* _DATA TO PROCESS_
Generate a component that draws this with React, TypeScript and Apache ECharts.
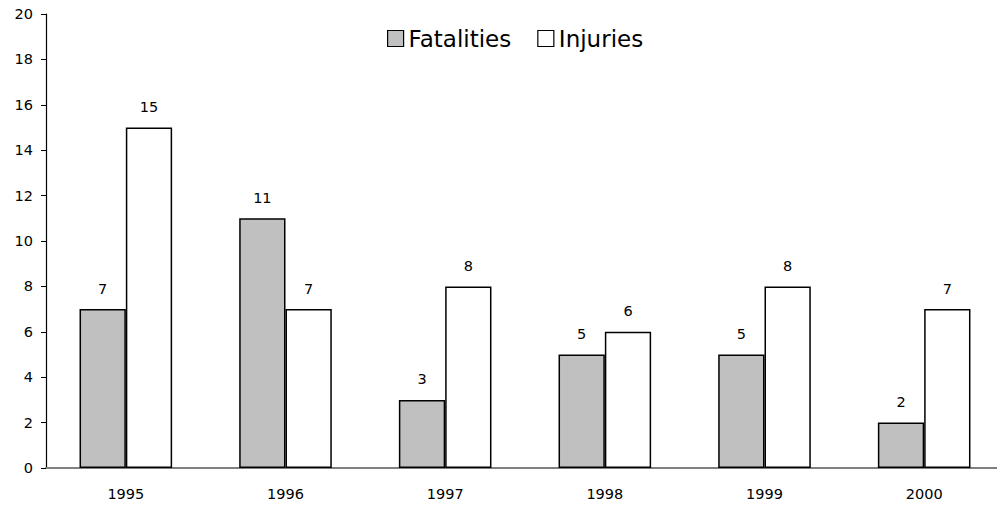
import React, { useEffect, useRef } from "react";
import * as echarts from "echarts";

const years = ["1995", "1996", "1997", "1998", "1999", "2000"];
const fatalities = [7, 11, 3, 5, 5, 2];
const injuries = [15, 7, 8, 6, 8, 7];

const FONT = "'DejaVu Sans', sans-serif";

export default function App() {
  const ref = useRef<HTMLDivElement>(null);
  useEffect(() => {
    const chart = echarts.init(ref.current!, null, { renderer: "svg" });
    chart.setOption({
      animation: false,
      textStyle: { fontFamily: FONT },
      legend: {
        top: 22,
        left: 382,
        icon: "rect",
        itemWidth: 16,
        itemHeight: 16,
        itemGap: 26,
        itemStyle: { borderColor: "#000", borderWidth: 1.2 },
        textStyle: { fontSize: 23, color: "#000", fontFamily: FONT },
        data: ["Fatalities", "Injuries"],
      },
      grid: { left: 46, width: 958, top: 14, bottom: 38, containLabel: false, outerBoundsMode: "none" },
      xAxis: {
        type: "category",
        data: years,
        axisLine: { lineStyle: { color: "#808080", width: 2 } },
        axisTick: { show: false },
        axisLabel: { color: "#000", fontSize: 14.5, margin: 18, fontFamily: FONT },
      },
      yAxis: {
        type: "value",
        min: 0,
        max: 20,
        interval: 2,
        splitLine: { show: false },
        axisLine: { show: true, lineStyle: { color: "#000", width: 1.2 } },
        axisTick: { show: true, length: 5, lineStyle: { color: "#000" } },
        axisLabel: { color: "#000", fontSize: 14.5, margin: 13, fontFamily: FONT },
      },
      series: [
        {
          name: "Fatalities",
          type: "bar",
          data: fatalities,
          barGap: "0%",
          barCategoryGap: "42%",
          itemStyle: { color: "#c0c0c0", borderColor: "#000", borderWidth: 1.5 },
          label: { show: true, position: "top", distance: 13, color: "#000", fontSize: 14.5, fontFamily: FONT },
        },
        {
          name: "Injuries",
          type: "bar",
          data: injuries,
          barGap: "0%",
          barCategoryGap: "42%",
          itemStyle: { color: "#fff", borderColor: "#000", borderWidth: 1.5 },
          label: { show: true, position: "top", distance: 13, color: "#000", fontSize: 14.5, fontFamily: FONT },
        },
      ],
    });
    return () => chart.dispose();
  }, []);
  return <div ref={ref} style={{ width: 997, height: 506, position: "absolute", left: 0, top: 0 }} />;
}
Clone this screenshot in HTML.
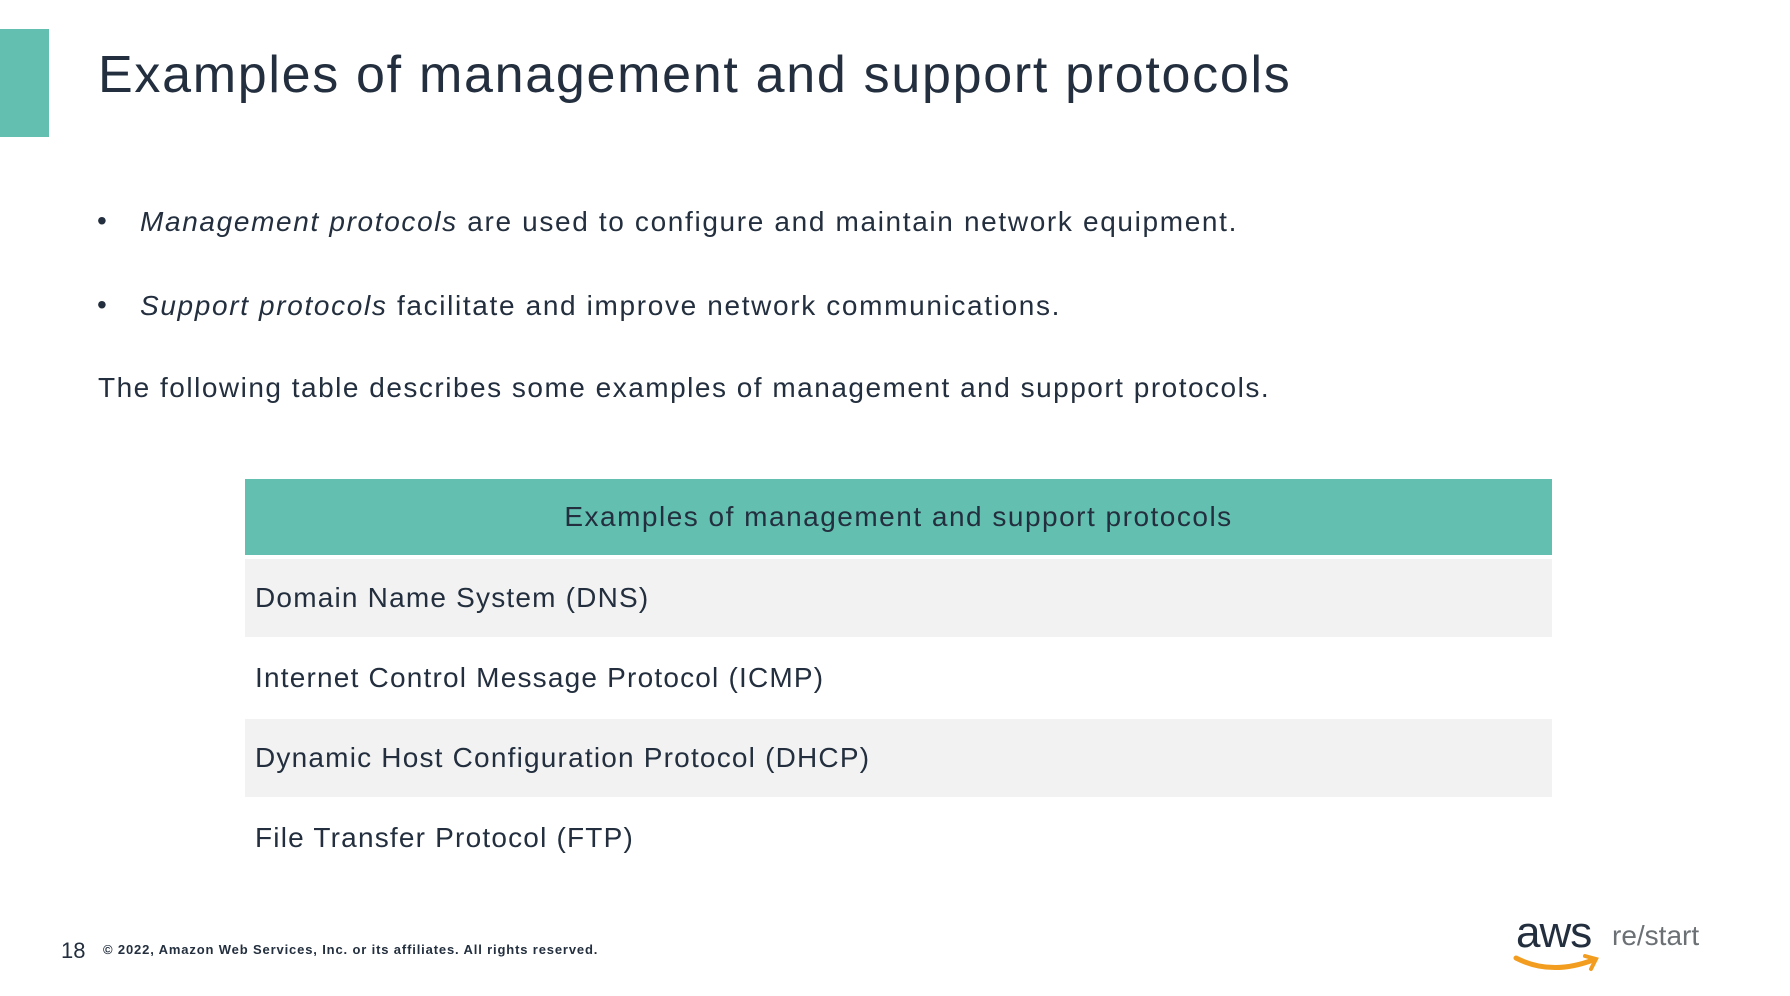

* _WRITTEN INSTRUCTION_
All the lines above are to be reproduced exactly, except the pictures.

* _RESPONSE TO THE TASK_
Generate a component that draws this with React, TypeScript and Apache ECharts.
import React, { useEffect, useRef } from "react";
import * as echarts from "echarts";

const years = ["1995", "1996", "1997", "1998", "1999", "2000"];
const fatalities = [7, 11, 3, 5, 5, 2];
const injuries = [15, 7, 8, 6, 8, 7];

const FONT = "'DejaVu Sans', sans-serif";

export default function App() {
  const ref = useRef<HTMLDivElement>(null);
  useEffect(() => {
    const chart = echarts.init(ref.current!, null, { renderer: "svg" });
    chart.setOption({
      animation: false,
      textStyle: { fontFamily: FONT },
      legend: {
        top: 22,
        left: 382,
        icon: "rect",
        itemWidth: 16,
        itemHeight: 16,
        itemGap: 26,
        itemStyle: { borderColor: "#000", borderWidth: 1.2 },
        textStyle: { fontSize: 23, color: "#000", fontFamily: FONT },
        data: ["Fatalities", "Injuries"],
      },
      grid: { left: 46, width: 958, top: 14, bottom: 38, containLabel: false, outerBoundsMode: "none" },
      xAxis: {
        type: "category",
        data: years,
        axisLine: { lineStyle: { color: "#808080", width: 2 } },
        axisTick: { show: false },
        axisLabel: { color: "#000", fontSize: 14.5, margin: 18, fontFamily: FONT },
      },
      yAxis: {
        type: "value",
        min: 0,
        max: 20,
        interval: 2,
        splitLine: { show: false },
        axisLine: { show: true, lineStyle: { color: "#000", width: 1.2 } },
        axisTick: { show: true, length: 5, lineStyle: { color: "#000" } },
        axisLabel: { color: "#000", fontSize: 14.5, margin: 13, fontFamily: FONT },
      },
      series: [
        {
          name: "Fatalities",
          type: "bar",
          data: fatalities,
          barGap: "0%",
          barCategoryGap: "42%",
          itemStyle: { color: "#c0c0c0", borderColor: "#000", borderWidth: 1.5 },
          label: { show: true, position: "top", distance: 13, color: "#000", fontSize: 14.5, fontFamily: FONT },
        },
        {
          name: "Injuries",
          type: "bar",
          data: injuries,
          barGap: "0%",
          barCategoryGap: "42%",
          itemStyle: { color: "#fff", borderColor: "#000", borderWidth: 1.5 },
          label: { show: true, position: "top", distance: 13, color: "#000", fontSize: 14.5, fontFamily: FONT },
        },
      ],
    });
    return () => chart.dispose();
  }, []);
  return <div ref={ref} style={{ width: 997, height: 506, position: "absolute", left: 0, top: 0 }} />;
}
Clone this screenshot in HTML.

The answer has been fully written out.